Ms Rowell considers that there are too many investment options within super, and that under APRA's proposed member outcomes assessment, and as part of sound strategic and business planning, APRA will expect trustees to seriously consider the optimal number of investment options that they should be providing to efficiently deliver "quality outcomes" for members. They should also question whether members might be better off with a smaller number of options delivering appropriate risk/return outcomes and a reduction in fees and fund administration costs.

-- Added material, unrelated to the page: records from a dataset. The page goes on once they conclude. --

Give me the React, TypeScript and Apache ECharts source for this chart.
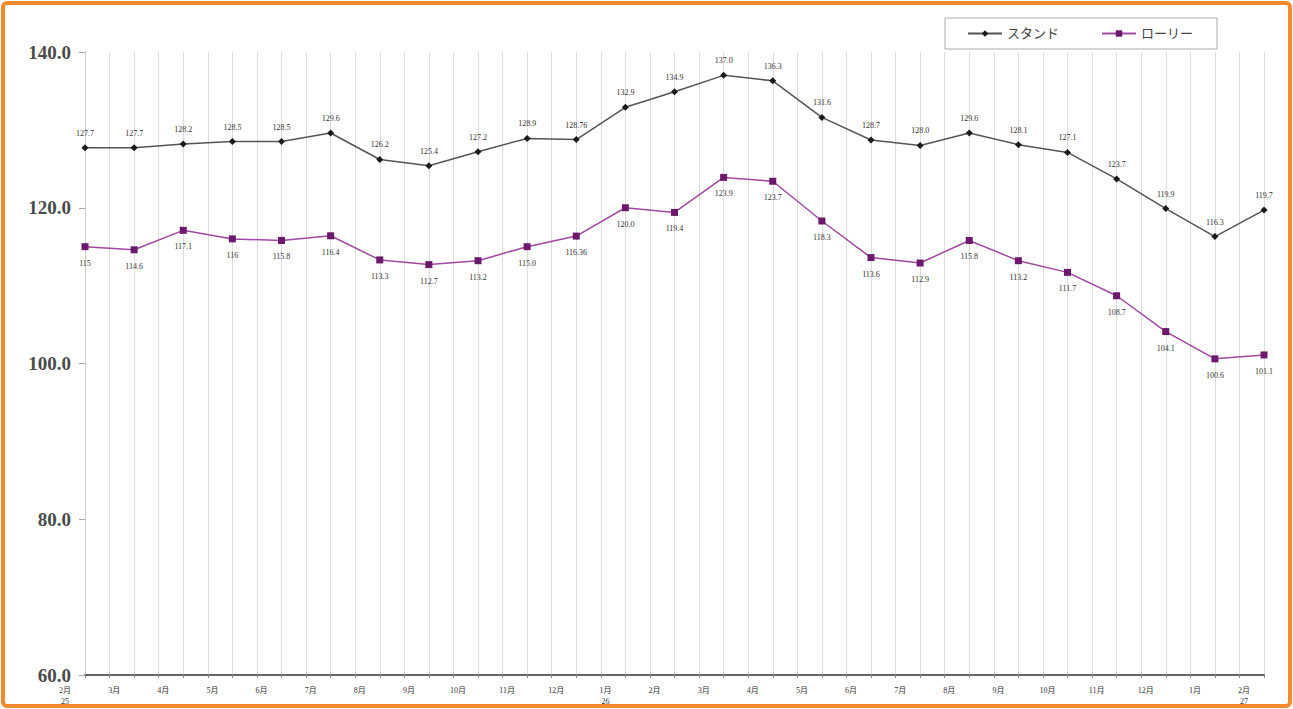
import React, { useEffect, useRef } from "react";
import * as echarts from "echarts";

const months = ["2月","3月","4月","5月","6月","7月","8月","9月","10月","11月","12月","1月","2月","3月","4月","5月","6月","7月","8月","9月","10月","11月","12月","1月","2月"];
const years = ["25","","","","","","","","","","","26","","","","","","","","","","","","","27"];
const standValues = [127.7,127.7,128.2,128.5,128.5,129.6,126.2,125.4,127.2,128.9,128.76,132.9,134.9,137.0,136.3,131.6,128.7,128.0,129.6,128.1,127.1,123.7,119.9,116.3,119.7];
const lorryValues = [115,114.6,117.1,116,115.8,116.4,113.3,112.7,113.2,115.0,116.36,120.0,119.4,123.9,123.4,118.3,113.6,112.9,115.8,113.2,111.7,108.7,104.1,100.6,101.1];
const standLabels = ["127.7","127.7","128.2","128.5","128.5","129.6","126.2","125.4","127.2","128.9","128.76","132.9","134.9","137.0","136.3","131.6","128.7","128.0","129.6","128.1","127.1","123.7","119.9","116.3","119.7"];
const lorryLabels = ["115","114.6","117.1","116","115.8","116.4","113.3","112.7","113.2","115.0","116.36","120.0","119.4","123.9","123.7","118.3","113.6","112.9","115.8","113.2","111.7","108.7","104.1","100.6","101.1"];
const yTicks = [60, 80, 100, 120, 140];

const SERIF = "'Liberation Serif', 'DejaVu Serif', 'Noto Sans CJK JP', serif";

export default function App() {
  const ref = useRef<HTMLDivElement>(null);
  useEffect(() => {
    if (!ref.current) return;
    const chart = echarts.init(ref.current, null, { renderer: "svg" });
    chart.setOption({
      animation: false,
      backgroundColor: "#ffffff",
      graphic: [
        {
          type: "rect",
          shape: { x: 3, y: 3, width: 1287, height: 703, r: 4 },
          style: { fill: "none", stroke: "#F28B2C", lineWidth: 4 },
          silent: true,
          z: 100,
        },
      ],
      legend: {
        left: 945,
        top: 18,
        backgroundColor: "#ffffff",
        borderColor: "#aaaaaa",
        borderWidth: 1,
        padding: [9, 24, 9, 22],
        itemGap: 42,
        itemWidth: 34,
        itemHeight: 8,
        textStyle: { fontFamily: SERIF, fontSize: 13, color: "#444" },
        data: ["スタンド", "ローリー"],
      },
      grid: { left: 85, right: 23, top: 52, bottom: 34 },
      xAxis: {
        type: "value",
        min: 0,
        max: 24,
        interval: 0.5,
        axisLine: { show: true, lineStyle: { color: "#666", width: 2 } },
        axisTick: { show: true, length: 3, lineStyle: { color: "#888" } },
        splitLine: { show: true, lineStyle: { color: "#dddddd", width: 1 } },
        axisLabel: {
          show: true,
          margin: 10,
          fontSize: 8,
          lineHeight: 11,
          color: "#333",
          fontFamily: SERIF,
          padding: [0, 40, 0, 0],
          showMinLabel: true,
          showMaxLabel: true,
          formatter: (v: number) => {
            if (!Number.isInteger(v)) return "";
            const y = years[v];
            return months[v] + (y ? "\n" + y : "");
          },
        },
      },
      yAxis: {
        type: "value",
        min: 60,
        max: 140,
        interval: 20,
        axisLine: { show: true, lineStyle: { color: "#cccccc", width: 1 } },
        axisTick: { show: true, length: 6, lineStyle: { color: "#aaaaaa" } },
        splitLine: { show: false },
        axisLabel: {
          margin: 14,
          fontSize: 19,
          fontWeight: "bold",
          color: "#4a4a4a",
          fontFamily: SERIF,
          formatter: (v: number) => (yTicks.includes(v) ? v.toFixed(1) : ""),
        },
      },
      series: [
        {
          name: "スタンド",
          type: "line",
          data: standValues.map((v, i) => [i, v]),
          symbol: "diamond",
          symbolSize: 7,
          lineStyle: { color: "#555555", width: 1.5 },
          itemStyle: { color: "#1a1a1a" },
          label: {
            show: true,
            position: "top",
            distance: 7,
            fontSize: 8,
            color: "#333",
            fontFamily: SERIF,
            formatter: (p: any) => standLabels[p.dataIndex],
          },
        },
        {
          name: "ローリー",
          type: "line",
          data: lorryValues.map((v, i) => [i, v]),
          symbol: "rect",
          symbolSize: 7,
          lineStyle: { color: "#a148a1", width: 1.5 },
          itemStyle: { color: "#6b1a6b" },
          label: {
            show: true,
            position: "bottom",
            distance: 9,
            fontSize: 8,
            color: "#333",
            fontFamily: SERIF,
            formatter: (p: any) => lorryLabels[p.dataIndex],
          },
        },
      ],
    });
    return () => chart.dispose();
  }, []);
  return (
    <div style={{ position: "fixed", left: 0, top: 0, width: 1293, height: 709 }}>
      <div ref={ref} style={{ width: 1293, height: 709 }} />
    </div>
  );
}
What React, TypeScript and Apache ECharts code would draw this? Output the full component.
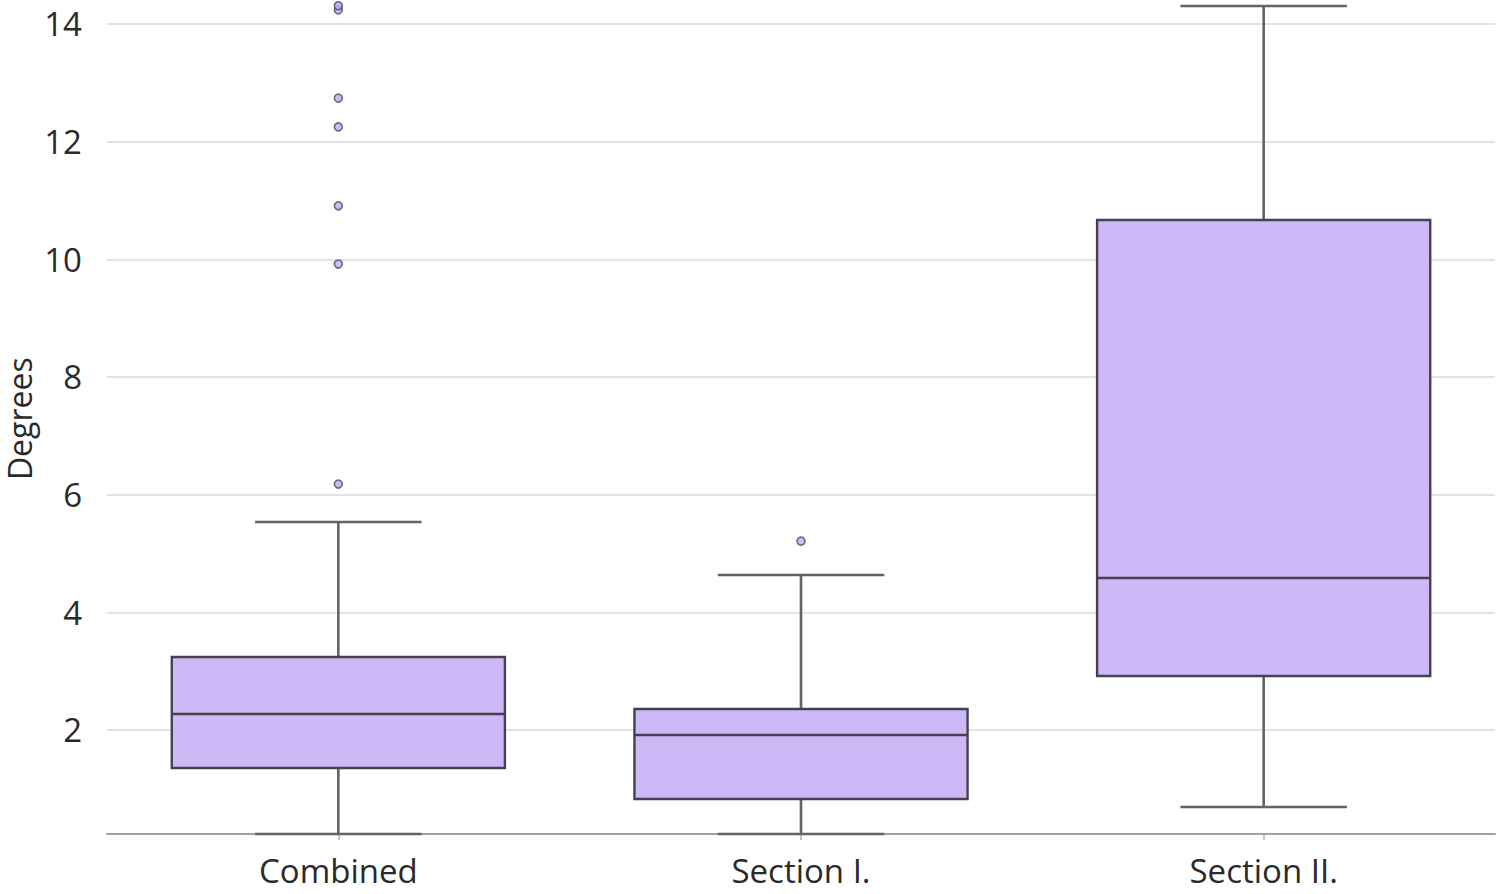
import React, { useEffect, useRef } from "react";
import * as echarts from "echarts";

const categories = ["Combined", "Section I.", "Section II."];
// [low whisker, Q1, median, Q3, high whisker]
const boxStats = [
  [0.232, 1.354, 2.272, 3.241, 5.535],
  [0.232, 0.827, 1.915, 2.357, 4.635],
  [0.691, 2.918, 4.584, 10.669, 14.306],
];
// [category index, value]
const outliers = [
  [0, 6.18],
  [0, 9.92],
  [0, 10.91],
  [0, 12.25],
  [0, 12.74],
  [0, 14.24],
  [0, 14.31],
  [1, 5.21],
];
const yTicks = [2, 4, 6, 8, 10, 12, 14];

const FONT = "'Open Sans', 'Noto Sans', sans-serif";

export default function App() {
  const ref = useRef<HTMLDivElement>(null);
  useEffect(() => {
    document.body.style.margin = "0";
    const chart = echarts.init(ref.current!, null, { renderer: "svg" });
    const boxData = boxStats.map((s, i) => [i, ...s]);
    chart.setOption({
      animation: false,
      backgroundColor: "#ffffff",
      grid: { left: 107, right: 4, top: 3.4, bottom: 60, outerBoundsMode: "none", containLabel: false },
      xAxis: {
        type: "category",
        data: categories,
        axisLine: { show: true, lineStyle: { color: "#a0a0a0", width: 2 } },
        axisTick: { show: true, alignWithLabel: true, length: 6, lineStyle: { color: "#b0b0b0", width: 1.5 } },
        axisLabel: { fontFamily: FONT, fontSize: 33, lineHeight: 36, color: "#2a2a2a", margin: 18 },
        splitLine: { show: false },
      },
      yAxis: {
        type: "value",
        min: 0.232,
        max: 14.35,
        splitNumber: 7,
        name: "Degrees",
        nameLocation: "middle",
        nameGap: 72,
        nameMoveOverlap: false,
        nameTextStyle: { fontFamily: FONT, fontSize: 32, lineHeight: 32, color: "#2a2a2a" },
        axisLine: { show: false },
        axisTick: { show: false },
        axisLabel: {
          fontFamily: FONT,
          fontSize: 33,
          color: "#2a2a2a",
          margin: 25,
          showMinLabel: false,
          showMaxLabel: false,
          formatter: (v: number) => (yTicks.indexOf(Math.round(v * 1000) / 1000) >= 0 ? String(v) : ""),
        },
        splitLine: { show: true, showMinLine: false, showMaxLine: false, lineStyle: { color: "#e3e3e3", width: 2 } },
      },
      series: [
        {
          type: "custom",
          clip: false,
          data: boxData,
          encode: { x: 0, y: [1, 2, 3, 4, 5] },
          renderItem: (params: any, api: any) => {
            const xi = api.value(0);
            const band = api.size([1, 0])[0];
            const bw = band * 0.72;
            const cw = bw / 2;
            const pLow = api.coord([xi, api.value(1)]);
            const pQ1 = api.coord([xi, api.value(2)]);
            const pMed = api.coord([xi, api.value(3)]);
            const pQ3 = api.coord([xi, api.value(4)]);
            const pHigh = api.coord([xi, api.value(5)]);
            const cx = pMed[0];
            const lineStyle = { stroke: "#636369", lineWidth: 2.6 };
            const boxStroke = { stroke: "#45424f", lineWidth: 2.4 };
            return {
              type: "group",
              children: [
                { type: "line", shape: { x1: cx, y1: pQ3[1], x2: cx, y2: pHigh[1] }, style: lineStyle },
                { type: "line", shape: { x1: cx, y1: pQ1[1], x2: cx, y2: pLow[1] }, style: lineStyle },
                { type: "line", shape: { x1: cx - cw / 2, y1: pHigh[1], x2: cx + cw / 2, y2: pHigh[1] }, style: lineStyle },
                { type: "line", shape: { x1: cx - cw / 2, y1: pLow[1], x2: cx + cw / 2, y2: pLow[1] }, style: lineStyle },
                {
                  type: "rect",
                  shape: { x: cx - bw / 2, y: pQ3[1], width: bw, height: pQ1[1] - pQ3[1] },
                  style: { fill: "#cdb9f8", ...boxStroke },
                },
                { type: "line", shape: { x1: cx - bw / 2, y1: pMed[1], x2: cx + bw / 2, y2: pMed[1] }, style: boxStroke },
              ],
            };
          },
          z: 2,
        },
        {
          type: "scatter",
          data: outliers,
          symbol: "circle",
          symbolSize: 8,
          itemStyle: { color: "#c3aaf2", borderColor: "#4d4a63", borderWidth: 1.6 },
          z: 3,
        },
      ],
    });
    return () => chart.dispose();
  }, []);
  return <div ref={ref} style={{ width: 1499, height: 894 }} />;
}
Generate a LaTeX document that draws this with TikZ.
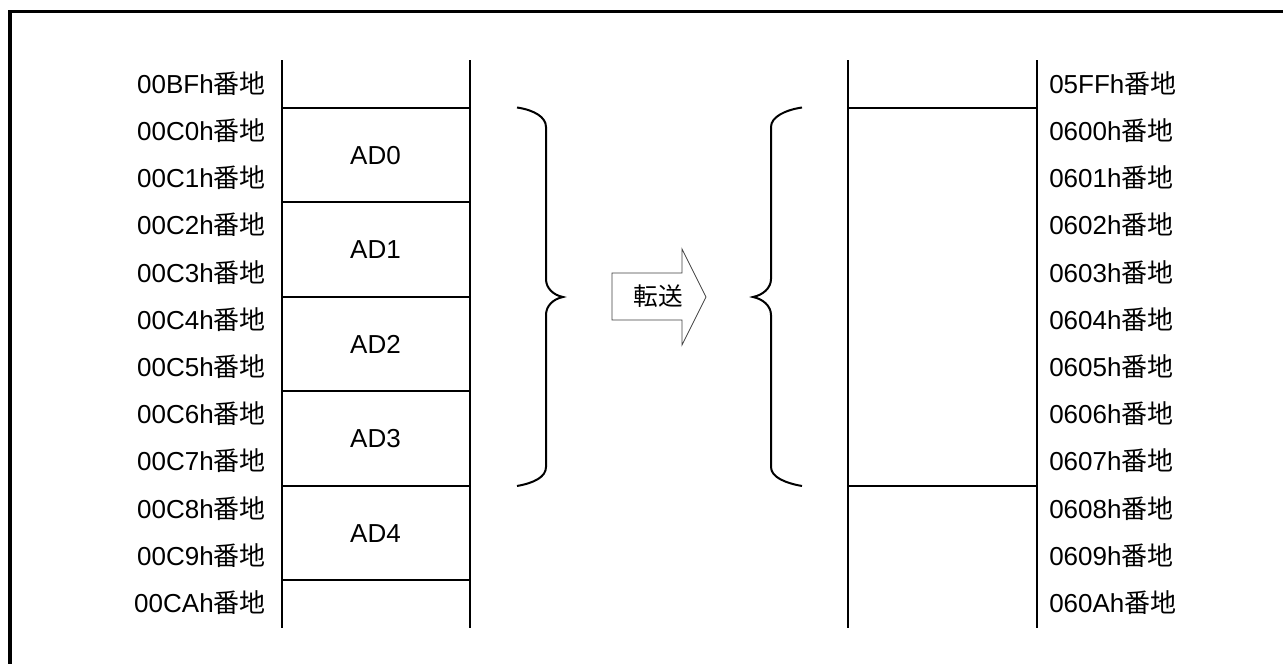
\documentclass[tikz,border=0pt]{standalone}
\usepackage{fontspec}
\setmainfont{Liberation Sans}
\newfontfamily\cjk{Noto Sans CJK JP}
\newcommand{\banchi}{{\cjk 番地}}
\tikzset{
  lbl/.style={font=\fontsize{19.5}{22}\selectfont, inner sep=0pt},
  mem/.style={line width=1.5pt},
  brace/.style={line width=1.5pt},
  frame/.style={line width=2.4pt},
  blockarrow/.style={line width=0.6pt, draw=black!75, fill=white},
}
\begin{document}
\begin{tikzpicture}[x=0.75pt,y=-0.75pt]
\useasboundingbox (0,0) rectangle (1283,664);
\clip (0,0) rectangle (1283,664);
% outer frame (only left and top visible)
\coordinate (fb) at (10,700);
\coordinate (fc) at (10,11.7);
\coordinate (fr) at (1320,11.7);
\draw[frame] (fb) -- (fc) -- (fr);

% left memory column
\coordinate (LTa) at (281.5,60);  \coordinate (LBa) at (281.5,628);
\coordinate (LTb) at (469.5,60);  \coordinate (LBb) at (469.5,628);
\draw[mem] (LTa) -- (LBa);
\draw[mem] (LTb) -- (LBb);
\foreach \k in {0,...,5} {
  \coordinate (Lh\k a) at (281.5,108+94.4*\k);
  \coordinate (Lh\k b) at (469.5,108+94.4*\k);
  \draw[mem] (Lh\k a) -- (Lh\k b);
}
\foreach \t [count=\i from 0] in {00BF,00C0,00C1,00C2,00C3,00C4,00C5,00C6,00C7,00C8,00C9,00CA} {
  \node[lbl, anchor=base east] (L\i) at (266,84+47.2*\i+9.3) {\t h\banchi};
}
\foreach \i in {0,...,4} {
  \node[lbl, anchor=base] (AD\i) at (375.5,155.2+94.4*\i+9.3) {AD\i};
}

% right memory column
\coordinate (RTa) at (847.5,60);  \coordinate (RBa) at (847.5,628);
\coordinate (RTb) at (1036.5,60); \coordinate (RBb) at (1036.5,628);
\draw[mem] (RTa) -- (RBa);
\draw[mem] (RTb) -- (RBb);
\coordinate (Rh0a) at (847.5,108);   \coordinate (Rh0b) at (1036.5,108);
\coordinate (Rh1a) at (847.5,485.6); \coordinate (Rh1b) at (1036.5,485.6);
\draw[mem] (Rh0a) -- (Rh0b);
\draw[mem] (Rh1a) -- (Rh1b);
\foreach \t [count=\i from 0] in {05FF,0600,0601,0602,0603,0604,0605,0606,0607,0608,0609,060A} {
  \node[lbl, anchor=base west] (R\i) at (1049,84+47.2*\i+9.3) {\t h\banchi};
}

% left brace }
\coordinate (b1t) at (517,107.5);
\coordinate (b1tip) at (563,297);
\coordinate (b1b) at (517,486);
\draw[brace] (b1t) .. controls (534,110) and (546,117) .. (546,127)
  -- (546,279) .. controls (546,288) and (553,295) .. (b1tip)
  .. controls (553,299) and (546,306) .. (546,315)
  -- (546,467) .. controls (546,477) and (534,483) .. (b1b);

% right brace {
\coordinate (b2t) at (802,107.5);
\coordinate (b2tip) at (753,297);
\coordinate (b2b) at (802,486);
\draw[brace] (b2t) .. controls (785,110) and (771,117) .. (771,127)
  -- (771,279) .. controls (771,288) and (763,295) .. (b2tip)
  .. controls (763,299) and (771,306) .. (771,315)
  -- (771,467) .. controls (771,477) and (785,483) .. (b2b);

% transfer arrow
\coordinate (a1) at (612,273);
\coordinate (a2) at (682,273);
\coordinate (a3) at (682,249);
\coordinate (a4) at (706,297);
\coordinate (a5) at (682,345);
\coordinate (a6) at (682,320);
\coordinate (a7) at (612,320);
\draw[blockarrow] (a1) -- (a2) -- (a3) -- (a4) -- (a5) -- (a6) -- (a7) -- cycle;
\node[lbl, font=\cjk\fontsize{18.5}{20}\selectfont] (xfer) at (658,296) {転送};
\end{tikzpicture}
\end{document}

APRA expects that superannuation boards will continue to grow more diverse generally, which APRA considers positive for member outcomes, and with respect to independent directors in particular, that preliminary analysis suggests that trustees with outcomes at the better end of the industry, on average, appear to be those that have appointed independent or non-affiliated directors.

ATO Speech by Deputy Commissioner of ATO at ASFA conference ATO website

On 30 November 2017, James O'Halloran, Deputy Commissioner Superannuation of the Australian Taxation Office (ATO), delivered a speech at the annual ASFA conference, noting, among other things, that:

  • with respect to the reporting of transfer balance caps, funds should use the ATO's transitional reporting mechanism, the transfer balance account report (TBAR Report), for information required to be reported from 1 July 2017;
  • most funds are expected to start reporting using the TBAR Report from mid-December 2017, and from January 2018 individuals will be able to log on to the ATO online services and view their transfer balance account amount for the 2016/2017 financial year;
  • the ATO is building two new digital services for reporting between superannuation funds and the ATO: the member account attribute service (MAAS) and the member account transaction service (MATS), which will replace the existing annual member contribution statement (MCS) reporting system;
  • the new digital reporting services being developed by the ATO will involve more regular and 'up-to-date' reporting, compared with the existing annual reporting systems; and
  • in the coming weeks, the ATO will send formal advice to trustees about anticipated readiness dates and provide more information about how the ATO can assist trustees to prepare for the reporting changes.
Case law update Decision to decline TPD claim upheld Williams v Mercer Superannuation (Australia)Limited & Ors [2017] QDC 289

On 1 December 2017, the District Court of Queensland handed down its decision in Williams v Mercer Superannuation (Australia) Limited & Ors [2017] QDC 289 in which it dismissed claims made by the plaintiff against a superannuation fund trustee and insurer in relation to a declined claim for a total and permanent disablement benefit.

The Court ultimately found that the plaintiff was not totally and permanently disabled within the meaning of the relevant group life insurance policy issued by the insurer to the fund trustee. Some of the key aspects of the decision included:

  • the member's ability to return to work on a part-time or even casual basis disentitled her to the relevant total and permanent disablement benefit; and
  • the trustee of the fund was not required to form an opinion as to whether or not the plaintiff satisfied the definition of "total and permanent disablement" on the basis that the rules of the fund did not require it (rather it was the insurer that was required to form such an opinion, and hence the trustee was not required to consider relevant information and make relevant inquiries in relation to whether or not the plaintiff was relevantly disabled).